At Forbes, more on Russia's currency problems:
After the Central Bank of Russia (CBR) established free float with the condition that it would intervene to protect domestic financial stability, the ruble immediately rallied, but then fell again. Many people forecast dire consequences. I admit I was a little worried, but I thought the ruble would stabilize once markets became used to the lack of routine intervention from the CBR. After all, the whole point of allowing a free float is to enable the currency to find its own level – and more importantly, restore control of monetary policy to the central bank.

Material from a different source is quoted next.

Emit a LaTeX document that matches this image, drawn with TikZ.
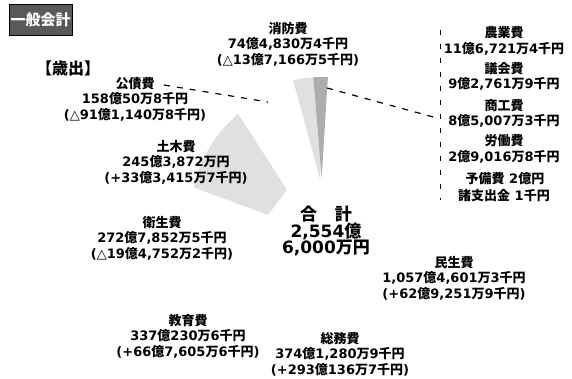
\documentclass[tikz,border=0pt]{standalone}
\usepackage{fontspec}
\setmainfont{DejaVu Sans}
\newfontfamily\jpfont{Noto Sans CJK JP}
\newcommand\JT[1]{{\jpfont #1}}
\usetikzlibrary{calc}
\begin{document}
\begin{tikzpicture}[x=1pt,y=-1pt,
  lbl/.style={align=center, inner sep=0pt, font=\bfseries\fontsize{13}{15.5}\selectfont},
  big/.style={align=center, inner sep=0pt, font=\bfseries\fontsize{17}{16}\selectfont},
  leader/.style={line width=1.2pt, dash pattern=on 6pt off 7pt},
  bracket/.style={line width=1pt, dash pattern=on 5pt off 9pt},
  lightslice/.style={fill=black!12},
  darkslice/.style={fill=black!32},
]
\useasboundingbox (0,0) rectangle (572,378);
\fill[white] (0,0) rectangle (572,378);

% donut centre
\coordinate (c) at (323,215);

% visible (faint) slices
\path[lightslice] ($(c)+(-130:132)$) arc[start angle=-130,end angle=-168,radius=132]
  -- ($(c)+(-180:55)$) -- ($(c)+(-145:44)$) -- cycle;
\path[lightslice] ($(c)+(-88:138)$) arc[start angle=-88,end angle=-102.5,radius=138]
  -- ($(c)+(-95:37)$) -- cycle;
\path[darkslice] ($(c)+(-88:138)$) arc[start angle=-88,end angle=-94,radius=138]
  -- ($(c)+(-92:37)$) -- cycle;

% title
\filldraw[fill=black!65, draw=black, line width=1pt] (9,4) rectangle (72,35);
\node[inner sep=0pt, text=white, font=\bfseries\fontsize{15}{15}\selectfont] (title) at (40.5,19.5) {\JT{一般会計}};
\node[inner sep=0pt, font=\bfseries\fontsize{16}{16}\selectfont] (saishutsu) at (68,68) {\JT{【歳出】}};

% labels
\node[lbl] (shobo) at (288,44) {\JT{消防費}\\74\JT{億}4,830\JT{万}4\JT{千円}\\(△13\JT{億}7,166\JT{万}5\JT{千円})};
\node[lbl] (kosai) at (135,99) {\JT{公債費}\\158\JT{億}50\JT{万}8\JT{千円}\\(△91\JT{億}1,140\JT{万}8\JT{千円})};
\node[lbl] (doboku) at (176,162) {\JT{土木費}\\245\JT{億}3,872\JT{万円}\\(+33\JT{億}3,415\JT{万}7\JT{千円})};
\node[lbl] (eisei) at (162,238) {\JT{衛生費}\\272\JT{億}7,852\JT{万}5\JT{千円}\\(△19\JT{億}4,752\JT{万}2\JT{千円})};
\node[lbl] (kyoiku) at (188,336) {\JT{教育費}\\337\JT{億}230\JT{万}6\JT{千円}\\(+66\JT{億}7,605\JT{万}6\JT{千円})};
\node[lbl] (somu) at (340,354) {\JT{総務費}\\374\JT{億}1,280\JT{万}9\JT{千円}\\(+293\JT{億}136\JT{万}7\JT{千円})};
\node[lbl] (minsei) at (454,278) {\JT{民生費}\\1,057\JT{億}4,601\JT{万}3\JT{千円}\\(+62\JT{億}9,251\JT{万}9\JT{千円})};
\node[big] (total) at (326,231) {\JT{合}\hspace{18pt}\JT{計}\\2,554\JT{億}\\6,000\JT{万円}};

% right column
\node[lbl] (nogyo) at (504,41) {\JT{農業費}\\11\JT{億}6,721\JT{万}4\JT{千円}};
\node[lbl] (gikai) at (504,76.5) {\JT{議会費}\\9\JT{億}2,761\JT{万}9\JT{千円}};
\node[lbl] (shoko) at (504,113.5) {\JT{商工費}\\8\JT{億}5,007\JT{万}3\JT{千円}};
\node[lbl] (rodo) at (504,149) {\JT{労働費}\\2\JT{億}9,016\JT{万}8\JT{千円}};
\node[lbl] (yobi) at (505,179) {\JT{予備費}\ 2\JT{億円}};
\node[lbl] (shishutsu) at (504,196) {\JT{諸支出金}\ 1\JT{千円}};

% leaders
\coordinate (kosaiA) at (164,85);
\coordinate (kosaiB) at (268,102);
\draw[leader] (kosaiA) -- (kosaiB);
\coordinate (smallA) at (327,88);
\coordinate (smallB) at (437,118);
\draw[leader] (smallA) -- (smallB);
\coordinate (brTop) at (440,30);
\coordinate (brBot) at (440,200);
\draw[bracket] (brTop) -- (brBot);
\end{tikzpicture}
\end{document}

When a country operates a fixed exchange rate system, it de facto adopts the monetary policy of whichever country issues the currency to which it pegs its own currency. In the case of the ruble, that is the United States. And as I have noted before, because China has large US$ reserves and a currency peg to the US$, the Fed’s policy is to a degree determined by the People’s Bank of China (PBOC). After all, a currency peg has two sides. It is unusual for the pegging country to influence the monetary policy of the country to which it pegs: usually a smaller, weaker country pegs its currency to a the currency of a larger, stronger country, and the larger country simply ignores the smaller one. But the US and China are now sufficiently close in size and strength to influence each other. Both also influence the oil price, and as Russia is an oil exporter, that has significant effects on the Russian economy. In effect, Russia’s monetary policy has until now been jointly determined by the Fed and the PBOC.